Discussion Response


Week7 D1 Research Design for One-Way ANOVA

The logic of ANOVA is the same as a t test, which is to test the null hypothesis (Warner, 2012). However, a t-test is limited to comparing 1-2 groups, while ANOVA allows for testing 2+ samples (Warner, 2012).  When ANOVA procedures are applied to data with one dependent and one independent variable, such as race and mental health literacy (MHL), it is called a one-way ANOVA (Warner, 2012).

For example, Rafal, Gatto, & DeBate (2018), using a one-way ANOVA, seek to answer the research questions, “Will race of college male undergraduate students (IV) cause differences in MHL (DV)?” The authors create 3 levels of the nominal variable, “race”. They are: White, Asian, & Other. The null hypothesis states, “There is no difference in MHL (DV) caused by race of college male undergraduate students (IV).” The authors state, “among undergraduate participants, statistically significant differences were observed by race for overall MHL; F(2,790)=18.953, p= <.001 (Rafal, et al., 2018).”

A quick view of a table suggests 3 comparisons of MHL were made based on race, White Vs Asian, White Vs Other, Asian Vs. Other (Rafal, et al., 2018). The former two (White Vs. Asian & White Vs. Other) were statistically significant (p=<.001*), while the latter comparison group (Asian Vs. Other) was not (Rafal, et al., 2018). This means scores on MHL significantly differed when White was compared to Asian, and when White was compared to Other. Specifically, “White males had higher total MHL than Asian male undergraduates (p <.001) and Other undergraduates (p<.001) (Rafal, et al., 2018).”

Overall, authors can reject the null hypothesis because their data suggests race causes differences in MHL, and the differences are statistically significant.

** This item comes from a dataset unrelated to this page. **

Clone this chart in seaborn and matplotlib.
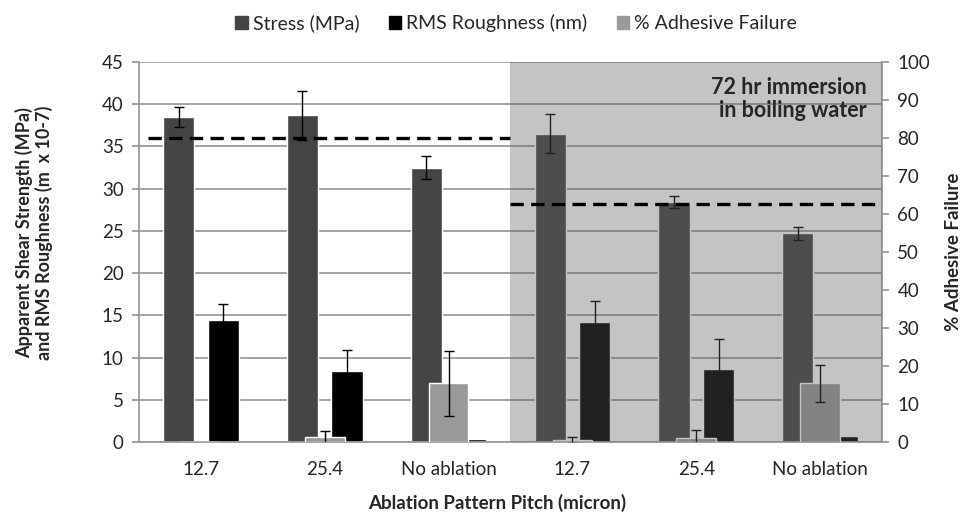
import numpy as np
import pandas as pd
import seaborn as sns
from matplotlib import pyplot as plt
from matplotlib.patches import Patch

# data
conditions = ["dry", "dry", "dry", "boil", "boil", "boil"]
pitch_labels = ["12.7", "25.4", "No ablation", "12.7", "25.4", "No ablation"]
stress = [38.5, 38.7, 32.5, 36.5, 28.4, 24.7]
stress_err = [1.2, 2.9, 1.4, 2.3, 0.7, 0.8]
rms = [14.5, 8.4, 0.4, 14.2, 8.7, 0.7]
rms_err = [1.9, 2.5, np.nan, 2.55, 3.5, np.nan]
adhesive = [0.0, 1.2, 15.4, 0.5, 1.0, 15.4]
adhesive_err = [np.nan, 1.7, 8.5, 0.8, 2.2, 4.8]
mean_stress = {"dry": 36.0, "boil": 28.15}

series_names = ["Stress (MPa)", "RMS Roughness (nm)", "% Adhesive Failure"]
colors = ["#444444", "#000000", "#999999"]
grid_c = "#9c9c9c"

keys = [f"{c}|{p}" for c, p in zip(conditions, pitch_labels)]
df = pd.DataFrame({
    "key": keys * 2,
    "series": [series_names[0]] * 6 + [series_names[1]] * 6,
    "value": stress + rms,
})

sns.set_style("white")
plt.rcParams["font.family"] = ["Lato", "DejaVu Sans"]

fig = plt.figure(figsize=(9.63, 5.12), dpi=100)
ax = fig.add_axes([0.1443, 0.1367, 0.7716, 0.7422])

sns.barplot(data=df, x="key", y="value", hue="series", hue_order=series_names[:2],
            palette=colors[:2], width=0.72, gap=0.3, saturation=1, errorbar=None,
            legend=False, ax=ax, zorder=2)

for cont, errs in zip(ax.containers, [stress_err, rms_err]):
    for bar, e in zip(cont, errs):
        if np.isnan(e):
            continue
        ax.errorbar(bar.get_x() + bar.get_width() / 2, bar.get_height(), yerr=e,
                    color="black", lw=1, capsize=3.6, capthick=1, zorder=3)

ax2 = ax.twinx()
sns.barplot(x=keys, y=adhesive, color=colors[2], width=0.32, saturation=1,
            errorbar=None, ax=ax2, zorder=2)
for bar, e in zip(ax2.containers[0], adhesive_err):
    if np.isnan(e):
        continue
    ax2.errorbar(bar.get_x() + bar.get_width() / 2, bar.get_height(), yerr=e,
                 color="black", lw=1, capsize=3.6, capthick=1, zorder=3)

# grey overlay for the boiled samples
n_dry = conditions.count("dry")
ax2.axvspan(n_dry - 0.5, len(keys) - 0.5, color="#5d5d5d", alpha=0.365, lw=0, zorder=5)

# dashed mean stress lines
for i, cond in enumerate(["dry", "boil"]):
    x0 = -0.43 if i == 0 else n_dry - 0.5
    x1 = n_dry - 0.5 if i == 0 else len(keys) - 0.56
    ax2.plot([x0, x1], [mean_stress[cond]] * 2, transform=ax.transData,
             color="black", lw=2.4, ls=(0, (4, 2.2)), zorder=8)

ax2.text(0.979, 0.903, "72 hr immersion\nin boiling water", transform=ax.transAxes,
         ha="right", va="center", fontsize=15.5, fontweight="bold", linespacing=1.1,
         zorder=9)

ax.set_xlim(-0.5, len(keys) - 0.5)
ax.set_ylim(0, 45)
ax2.set_ylim(0, 100)
ax.set_yticks(np.arange(0, 46, 5))
ax2.set_yticks(np.arange(0, 101, 10))
ax.set_xticks(range(len(keys)))
ax.set_xticklabels(pitch_labels)
ax.set_xticks(np.arange(-0.5, len(keys)), minor=True)

ax.grid(axis="y", color=grid_c, lw=1.3)
ax.set_axisbelow(True)
ax.tick_params(axis="x", which="major", length=0, pad=14, labelsize=13.5)
ax.tick_params(axis="x", which="minor", length=5, width=1.3, color=grid_c)
ax.tick_params(axis="y", length=5, width=1.3, color=grid_c, pad=6, labelsize=13.5,
               left=True)
ax2.tick_params(axis="y", length=5, width=1.3, color=grid_c, pad=6, labelsize=13.5,
                right=True)

for s in ["top", "right"]:
    ax.spines[s].set_visible(False)
for s in ["left", "bottom"]:
    ax.spines[s].set_color(grid_c)
    ax.spines[s].set_linewidth(1.3)
for s in ["top", "left", "bottom"]:
    ax2.spines[s].set_visible(False)
ax2.spines["right"].set_color(grid_c)
ax2.spines["right"].set_linewidth(1.3)

ax.set_ylabel("Apparent Shear Strength (MPa)\nand RMS Roughness (m  x 10-7)",
              fontsize=13, fontweight="bold", linespacing=1.15)
ax.yaxis.label.set_va("center")
ax.yaxis.set_label_coords(-0.141, 0.55)
ax.set_xlabel("Ablation Pattern Pitch (micron)", fontsize=13.5, fontweight="bold")
ax.xaxis.label.set_va("center")
ax.xaxis.set_label_coords(0.482, -0.16)
ax2.set_ylabel("% Adhesive Failure", fontsize=13.5, fontweight="bold")
ax2.yaxis.label.set_va("center")
ax2.yaxis.set_label_coords(1.096, 0.5)

handles = [Patch(color=c) for c in colors]
fig.legend(handles, series_names, loc="center", bbox_to_anchor=(0.536, 0.955),
           ncol=3, frameon=False, fontsize=14, handlelength=0.65, handleheight=0.65,
           handletextpad=0.25, columnspacing=1.5)

plt.savefig("out.png", dpi=100)
plt.close()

Rafal, G. Gatto, A., & DeBate, R. (2018). Mental health literacy, stigma, and help-seeking behaviors among male college students. Journal of American College Health, 66(4), 284–291. https://doi.org/10.1080/07448481.2018.1434780

Warner, R. M. (2012). Applied statistics from bivariate through multivariate techniques (2nd ed.). Thousand Oaks, CA: Sage Publications.